Flash Brief Islamabad Talks Collapse

Michael Keen Michael Keen
6 minute read Published 4/12/2026
Flash Brief Islamabad Talks Collapse

FLASH BRIEF UPDATE

Islamabad Talks Collapse

Post-Collapse Escalation Trajectory and Revised Scenario Set

April 12, 2026

Decision Signal System Update

SITUATION UPDATE

The United States and Iran concluded 21 hours of direct face-to-face negotiations in Islamabad on April 10 and 11 without reaching an agreement. This was the highest-level bilateral contact since 1979. Vice President JD Vance announced the collapse in Islamabad before departing on Air Force Two.

Vance's stated reason for the breakdown was direct: the U.S. required a clear commitment from Iran to refrain from pursuing a nuclear weapon and the means to rapidly develop one. Iran refused. Iran's Foreign Ministry countered that the failure stemmed from the U.S.'s excessive demands and refusal to recognize Iranian rights.

Parliament Speaker Ghalibaf, leading the Iranian delegation, said his team had introduced forward-looking proposals but that the U.S. had not earned Iran's trust. Turkish reporting indicated that negotiations over the Strait of Hormuz grew so tense that Ghalibaf and Witkoff nearly came to blows.

The post-collapse escalation moved faster than expected. While talks were still underway, CENTCOM dispatched two guided-missile destroyers into the Strait of Hormuz, the first naval entry since the war began on February 28. On April 12, President Trump formally declared a U.S. blockade of the strait. The two-week ceasefire, agreed five days prior, now hangs in the balance.

PREDICTION AUDIT: WHAT THE APRIL 9 ANALYSIS GOT RIGHT

The collapse in Islamabad validated nearly every structural vulnerability flagged in the April 9 Flashpoint. The gaps were architectural, not political.

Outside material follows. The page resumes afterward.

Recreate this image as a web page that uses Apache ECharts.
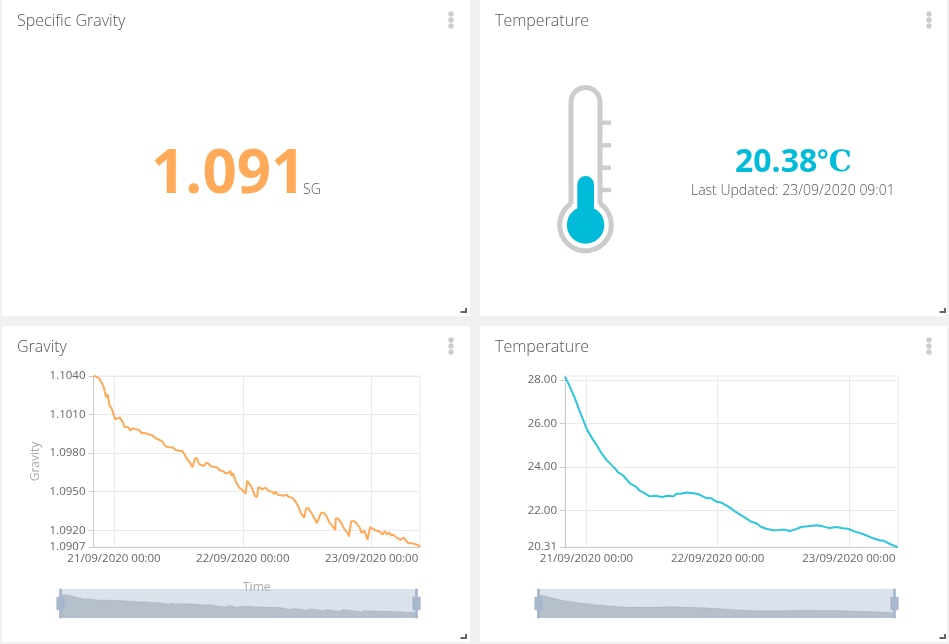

April 9 Prediction April 12 Outcome
Iran would enter with pre-built exit ramps via ceasefire violation claims Iran accused the U.S. of three ceasefire violations before talks began; Ghalibaf used final warning and illogical framing throughout
Witkoff would make technical errors or contradictory statements Reports of Witkoff and Iranian counterparts nearly coming to blows over Hormuz confirmed the inability to manage structural disagreement professionally
Lebanon’s linkage would threaten the negotiation early Lebanon remained a core Iranian demand throughout; ongoing strikes were cited as a continuous ceasefire breach
U.S. message discipline would be a vulnerability Trump posted on Truth Social during live negotiations, declaring Iran was losing big, directly undermining the U.S. position at the table
The enrichment red line would prove unbridgeable without technical expertise Nuclear weapon commitment became the single stated reason for the breakdown
Scenario 1 (collapse) was the highest-probability outcome Talks ran 21 hours and collapsed. Late Scenario 1 with elements of attempted Scenario 2 that failed

The 21-hour duration matters. Both sides tried to bridge the gaps. Iran acknowledged an understanding on several matters. This was not an instant walkout. It was a sustained exhaustion of the available deal space. The deal came closer than either side has publicly acknowledged.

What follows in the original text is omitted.